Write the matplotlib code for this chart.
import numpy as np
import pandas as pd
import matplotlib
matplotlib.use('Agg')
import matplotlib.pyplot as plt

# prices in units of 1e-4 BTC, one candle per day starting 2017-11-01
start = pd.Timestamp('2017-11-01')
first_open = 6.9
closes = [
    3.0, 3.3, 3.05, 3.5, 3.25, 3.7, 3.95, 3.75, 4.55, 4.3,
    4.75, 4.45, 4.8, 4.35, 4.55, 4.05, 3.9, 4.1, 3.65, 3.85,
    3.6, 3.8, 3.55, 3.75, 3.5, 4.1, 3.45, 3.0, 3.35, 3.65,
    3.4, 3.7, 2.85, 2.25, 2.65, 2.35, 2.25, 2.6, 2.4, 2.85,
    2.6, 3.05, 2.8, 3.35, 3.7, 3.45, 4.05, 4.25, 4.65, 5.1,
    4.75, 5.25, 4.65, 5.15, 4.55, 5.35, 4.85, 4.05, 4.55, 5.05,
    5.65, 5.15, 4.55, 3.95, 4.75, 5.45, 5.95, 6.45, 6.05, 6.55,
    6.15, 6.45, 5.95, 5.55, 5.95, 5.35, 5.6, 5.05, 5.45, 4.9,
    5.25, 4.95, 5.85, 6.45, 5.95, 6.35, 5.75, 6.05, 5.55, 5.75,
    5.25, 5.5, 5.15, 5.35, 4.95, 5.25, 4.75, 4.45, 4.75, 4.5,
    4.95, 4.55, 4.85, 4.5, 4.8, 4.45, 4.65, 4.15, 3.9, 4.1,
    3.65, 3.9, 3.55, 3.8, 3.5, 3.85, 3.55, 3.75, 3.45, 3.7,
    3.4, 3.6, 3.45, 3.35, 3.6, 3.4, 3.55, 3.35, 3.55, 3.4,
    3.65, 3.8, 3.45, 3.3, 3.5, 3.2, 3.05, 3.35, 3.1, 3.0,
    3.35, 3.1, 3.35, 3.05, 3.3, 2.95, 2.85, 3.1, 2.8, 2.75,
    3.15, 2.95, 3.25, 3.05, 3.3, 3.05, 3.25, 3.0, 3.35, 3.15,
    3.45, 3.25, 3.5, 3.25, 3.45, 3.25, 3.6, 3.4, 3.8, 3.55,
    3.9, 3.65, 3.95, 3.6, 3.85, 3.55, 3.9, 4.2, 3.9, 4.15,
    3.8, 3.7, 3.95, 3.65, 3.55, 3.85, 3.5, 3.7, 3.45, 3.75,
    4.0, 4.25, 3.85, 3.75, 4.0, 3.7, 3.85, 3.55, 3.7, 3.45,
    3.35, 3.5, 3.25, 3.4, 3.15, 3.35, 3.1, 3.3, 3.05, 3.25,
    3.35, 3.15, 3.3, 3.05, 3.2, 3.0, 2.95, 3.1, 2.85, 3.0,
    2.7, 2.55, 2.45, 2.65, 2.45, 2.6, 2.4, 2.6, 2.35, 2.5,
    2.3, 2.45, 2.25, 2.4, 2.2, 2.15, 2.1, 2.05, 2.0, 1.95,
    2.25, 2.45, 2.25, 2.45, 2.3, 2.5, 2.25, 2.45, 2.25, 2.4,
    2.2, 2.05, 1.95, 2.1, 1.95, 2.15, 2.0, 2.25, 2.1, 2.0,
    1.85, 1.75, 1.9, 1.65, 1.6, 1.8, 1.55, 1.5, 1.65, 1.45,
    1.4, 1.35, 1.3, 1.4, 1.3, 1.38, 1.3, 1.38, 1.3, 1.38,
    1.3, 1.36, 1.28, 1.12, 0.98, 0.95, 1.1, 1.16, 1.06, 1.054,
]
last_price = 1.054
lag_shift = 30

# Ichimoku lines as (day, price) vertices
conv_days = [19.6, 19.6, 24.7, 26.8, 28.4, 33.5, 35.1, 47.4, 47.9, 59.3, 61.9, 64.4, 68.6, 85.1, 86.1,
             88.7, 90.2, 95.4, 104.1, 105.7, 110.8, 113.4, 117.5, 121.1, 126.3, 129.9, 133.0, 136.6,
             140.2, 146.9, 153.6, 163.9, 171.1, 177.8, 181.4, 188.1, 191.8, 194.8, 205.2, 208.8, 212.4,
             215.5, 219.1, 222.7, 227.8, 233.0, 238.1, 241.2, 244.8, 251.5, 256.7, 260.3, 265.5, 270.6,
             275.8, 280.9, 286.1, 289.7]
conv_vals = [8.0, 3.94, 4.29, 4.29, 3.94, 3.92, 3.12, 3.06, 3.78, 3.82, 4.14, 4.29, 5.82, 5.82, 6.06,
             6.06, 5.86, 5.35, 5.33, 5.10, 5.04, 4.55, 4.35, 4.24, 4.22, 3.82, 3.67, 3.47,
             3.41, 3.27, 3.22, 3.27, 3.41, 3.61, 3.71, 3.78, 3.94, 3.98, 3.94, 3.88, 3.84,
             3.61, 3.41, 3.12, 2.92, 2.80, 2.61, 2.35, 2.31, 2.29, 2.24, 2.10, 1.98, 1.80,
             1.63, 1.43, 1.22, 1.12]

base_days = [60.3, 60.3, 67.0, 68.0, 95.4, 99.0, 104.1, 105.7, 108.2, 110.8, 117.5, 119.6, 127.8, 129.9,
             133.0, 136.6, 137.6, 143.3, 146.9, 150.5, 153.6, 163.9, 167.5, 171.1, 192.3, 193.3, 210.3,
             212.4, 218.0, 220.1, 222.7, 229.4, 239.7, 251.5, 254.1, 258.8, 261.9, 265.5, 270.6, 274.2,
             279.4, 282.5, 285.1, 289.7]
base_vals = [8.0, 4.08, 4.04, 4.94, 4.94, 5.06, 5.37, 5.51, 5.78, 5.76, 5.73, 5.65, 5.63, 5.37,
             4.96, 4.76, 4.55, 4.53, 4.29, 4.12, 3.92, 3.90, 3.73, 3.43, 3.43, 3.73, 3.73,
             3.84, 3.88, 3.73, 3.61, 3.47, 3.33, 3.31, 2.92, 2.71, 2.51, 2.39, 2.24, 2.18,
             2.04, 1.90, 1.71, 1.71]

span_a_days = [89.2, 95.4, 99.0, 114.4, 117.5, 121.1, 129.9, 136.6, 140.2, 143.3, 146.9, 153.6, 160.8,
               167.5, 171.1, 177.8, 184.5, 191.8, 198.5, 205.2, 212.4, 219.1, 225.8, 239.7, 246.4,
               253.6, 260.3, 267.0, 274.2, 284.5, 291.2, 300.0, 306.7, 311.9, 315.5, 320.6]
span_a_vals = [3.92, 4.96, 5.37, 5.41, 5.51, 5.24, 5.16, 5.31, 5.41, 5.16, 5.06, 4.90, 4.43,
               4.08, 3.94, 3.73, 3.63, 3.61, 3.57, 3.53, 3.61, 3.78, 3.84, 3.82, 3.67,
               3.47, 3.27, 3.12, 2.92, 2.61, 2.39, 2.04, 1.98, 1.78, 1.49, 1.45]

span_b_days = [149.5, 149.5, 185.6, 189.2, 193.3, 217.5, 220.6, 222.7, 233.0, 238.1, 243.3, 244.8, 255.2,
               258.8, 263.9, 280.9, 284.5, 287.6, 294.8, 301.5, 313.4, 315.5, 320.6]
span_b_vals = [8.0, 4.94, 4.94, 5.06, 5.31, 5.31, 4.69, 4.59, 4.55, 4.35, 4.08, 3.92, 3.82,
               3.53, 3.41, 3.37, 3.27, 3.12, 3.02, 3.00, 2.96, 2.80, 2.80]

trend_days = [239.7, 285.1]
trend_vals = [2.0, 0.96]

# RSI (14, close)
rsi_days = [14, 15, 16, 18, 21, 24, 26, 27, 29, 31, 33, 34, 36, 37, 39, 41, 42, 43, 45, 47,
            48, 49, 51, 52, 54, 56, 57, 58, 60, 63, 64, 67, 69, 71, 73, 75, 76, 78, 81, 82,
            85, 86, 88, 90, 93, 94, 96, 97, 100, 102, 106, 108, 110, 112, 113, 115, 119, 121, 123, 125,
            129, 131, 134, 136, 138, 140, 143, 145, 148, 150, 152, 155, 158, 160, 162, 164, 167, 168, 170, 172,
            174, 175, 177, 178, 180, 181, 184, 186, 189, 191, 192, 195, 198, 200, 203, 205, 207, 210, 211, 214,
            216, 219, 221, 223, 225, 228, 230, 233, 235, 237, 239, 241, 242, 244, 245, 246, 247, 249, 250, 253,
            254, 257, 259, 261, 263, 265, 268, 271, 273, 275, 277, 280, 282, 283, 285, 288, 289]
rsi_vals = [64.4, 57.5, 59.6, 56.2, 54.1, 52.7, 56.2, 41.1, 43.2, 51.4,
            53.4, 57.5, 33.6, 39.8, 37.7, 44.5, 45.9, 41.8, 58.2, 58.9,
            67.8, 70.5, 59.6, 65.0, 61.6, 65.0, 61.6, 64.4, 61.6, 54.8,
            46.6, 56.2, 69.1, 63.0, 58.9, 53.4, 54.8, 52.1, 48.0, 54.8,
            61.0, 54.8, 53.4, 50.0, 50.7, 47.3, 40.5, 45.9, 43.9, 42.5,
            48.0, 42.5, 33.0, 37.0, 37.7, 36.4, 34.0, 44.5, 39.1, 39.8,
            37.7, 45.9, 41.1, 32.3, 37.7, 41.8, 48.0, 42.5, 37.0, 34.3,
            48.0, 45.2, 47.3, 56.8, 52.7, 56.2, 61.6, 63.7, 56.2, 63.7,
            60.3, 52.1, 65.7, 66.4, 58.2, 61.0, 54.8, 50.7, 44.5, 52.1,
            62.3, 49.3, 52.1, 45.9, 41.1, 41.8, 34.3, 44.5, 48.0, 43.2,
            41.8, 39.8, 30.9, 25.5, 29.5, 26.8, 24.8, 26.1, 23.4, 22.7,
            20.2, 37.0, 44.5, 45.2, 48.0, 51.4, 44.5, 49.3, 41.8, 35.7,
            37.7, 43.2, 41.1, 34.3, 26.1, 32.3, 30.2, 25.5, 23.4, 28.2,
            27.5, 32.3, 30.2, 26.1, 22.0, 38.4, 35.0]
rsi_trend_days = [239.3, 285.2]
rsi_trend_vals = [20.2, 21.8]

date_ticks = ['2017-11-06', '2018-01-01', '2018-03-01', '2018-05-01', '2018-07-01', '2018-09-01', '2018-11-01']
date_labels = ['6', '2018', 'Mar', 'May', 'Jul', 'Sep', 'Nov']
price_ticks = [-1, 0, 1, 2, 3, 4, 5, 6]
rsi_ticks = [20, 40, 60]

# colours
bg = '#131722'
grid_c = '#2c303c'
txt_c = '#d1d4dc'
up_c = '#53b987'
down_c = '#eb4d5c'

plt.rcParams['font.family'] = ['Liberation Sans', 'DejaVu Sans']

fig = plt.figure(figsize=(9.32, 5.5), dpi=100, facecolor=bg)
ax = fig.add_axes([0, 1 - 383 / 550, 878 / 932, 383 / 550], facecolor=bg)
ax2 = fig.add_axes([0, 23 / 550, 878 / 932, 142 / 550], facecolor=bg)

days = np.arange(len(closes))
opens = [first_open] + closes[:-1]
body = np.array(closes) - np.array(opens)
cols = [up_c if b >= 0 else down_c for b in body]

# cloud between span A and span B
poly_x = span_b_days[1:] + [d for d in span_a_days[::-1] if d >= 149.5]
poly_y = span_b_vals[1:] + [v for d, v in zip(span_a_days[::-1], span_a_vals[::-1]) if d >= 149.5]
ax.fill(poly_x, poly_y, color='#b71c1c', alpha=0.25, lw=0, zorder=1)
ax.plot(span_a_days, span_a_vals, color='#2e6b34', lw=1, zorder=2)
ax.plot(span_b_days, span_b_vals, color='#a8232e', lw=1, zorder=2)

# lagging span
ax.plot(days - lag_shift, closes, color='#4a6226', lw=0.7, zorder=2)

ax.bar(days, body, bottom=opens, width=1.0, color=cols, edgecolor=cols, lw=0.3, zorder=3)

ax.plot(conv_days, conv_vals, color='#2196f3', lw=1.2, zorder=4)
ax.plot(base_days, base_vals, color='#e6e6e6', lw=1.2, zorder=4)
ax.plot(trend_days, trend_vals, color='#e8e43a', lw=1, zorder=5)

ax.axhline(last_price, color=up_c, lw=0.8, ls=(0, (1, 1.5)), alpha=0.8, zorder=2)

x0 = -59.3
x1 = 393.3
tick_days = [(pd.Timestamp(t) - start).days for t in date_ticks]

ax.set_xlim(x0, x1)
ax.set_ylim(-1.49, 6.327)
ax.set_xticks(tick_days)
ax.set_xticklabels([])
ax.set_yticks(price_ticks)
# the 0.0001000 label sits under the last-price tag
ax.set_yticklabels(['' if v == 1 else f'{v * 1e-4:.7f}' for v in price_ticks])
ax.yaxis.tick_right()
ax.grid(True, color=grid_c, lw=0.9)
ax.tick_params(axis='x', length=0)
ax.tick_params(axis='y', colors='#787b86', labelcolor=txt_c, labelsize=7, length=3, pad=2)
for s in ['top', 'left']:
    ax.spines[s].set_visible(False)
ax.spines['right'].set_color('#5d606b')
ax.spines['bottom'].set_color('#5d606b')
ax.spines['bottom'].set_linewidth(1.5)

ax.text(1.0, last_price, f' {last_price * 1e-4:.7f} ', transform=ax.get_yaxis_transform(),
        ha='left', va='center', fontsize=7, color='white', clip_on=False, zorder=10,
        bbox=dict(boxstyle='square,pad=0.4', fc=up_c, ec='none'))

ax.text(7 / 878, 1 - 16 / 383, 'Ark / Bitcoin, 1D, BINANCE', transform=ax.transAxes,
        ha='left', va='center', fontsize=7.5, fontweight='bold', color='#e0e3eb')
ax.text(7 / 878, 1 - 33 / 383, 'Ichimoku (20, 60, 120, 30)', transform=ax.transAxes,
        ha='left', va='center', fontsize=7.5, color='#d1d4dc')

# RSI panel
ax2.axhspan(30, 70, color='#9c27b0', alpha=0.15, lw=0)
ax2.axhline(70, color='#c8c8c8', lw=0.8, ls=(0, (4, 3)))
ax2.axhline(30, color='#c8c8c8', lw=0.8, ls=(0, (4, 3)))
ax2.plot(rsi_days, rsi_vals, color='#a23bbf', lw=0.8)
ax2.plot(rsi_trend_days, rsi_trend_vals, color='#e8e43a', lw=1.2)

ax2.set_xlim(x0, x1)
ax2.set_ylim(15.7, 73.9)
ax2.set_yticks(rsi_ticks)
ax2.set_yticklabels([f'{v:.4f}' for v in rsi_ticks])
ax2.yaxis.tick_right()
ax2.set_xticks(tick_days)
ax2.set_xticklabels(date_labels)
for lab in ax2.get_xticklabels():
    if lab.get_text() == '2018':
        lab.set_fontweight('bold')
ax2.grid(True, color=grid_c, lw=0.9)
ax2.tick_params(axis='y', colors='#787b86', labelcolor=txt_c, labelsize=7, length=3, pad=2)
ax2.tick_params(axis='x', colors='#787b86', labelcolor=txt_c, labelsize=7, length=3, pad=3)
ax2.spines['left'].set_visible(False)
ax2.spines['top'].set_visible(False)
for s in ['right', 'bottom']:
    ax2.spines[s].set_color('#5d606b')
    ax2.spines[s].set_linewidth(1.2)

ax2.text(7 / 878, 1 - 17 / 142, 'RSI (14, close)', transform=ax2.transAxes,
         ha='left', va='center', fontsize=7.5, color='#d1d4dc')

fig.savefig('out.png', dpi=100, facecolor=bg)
◆ ◆ ◆ ◆ ◆
What is asked: Reproduce only the lines from the top of the material through the one bearing "import matplotlib.pyplot as plt", each exactly as it stands.

The reply:
Write the matplotlib code for this chart.
import numpy as np
import pandas as pd
import matplotlib
matplotlib.use('Agg')
import matplotlib.pyplot as plt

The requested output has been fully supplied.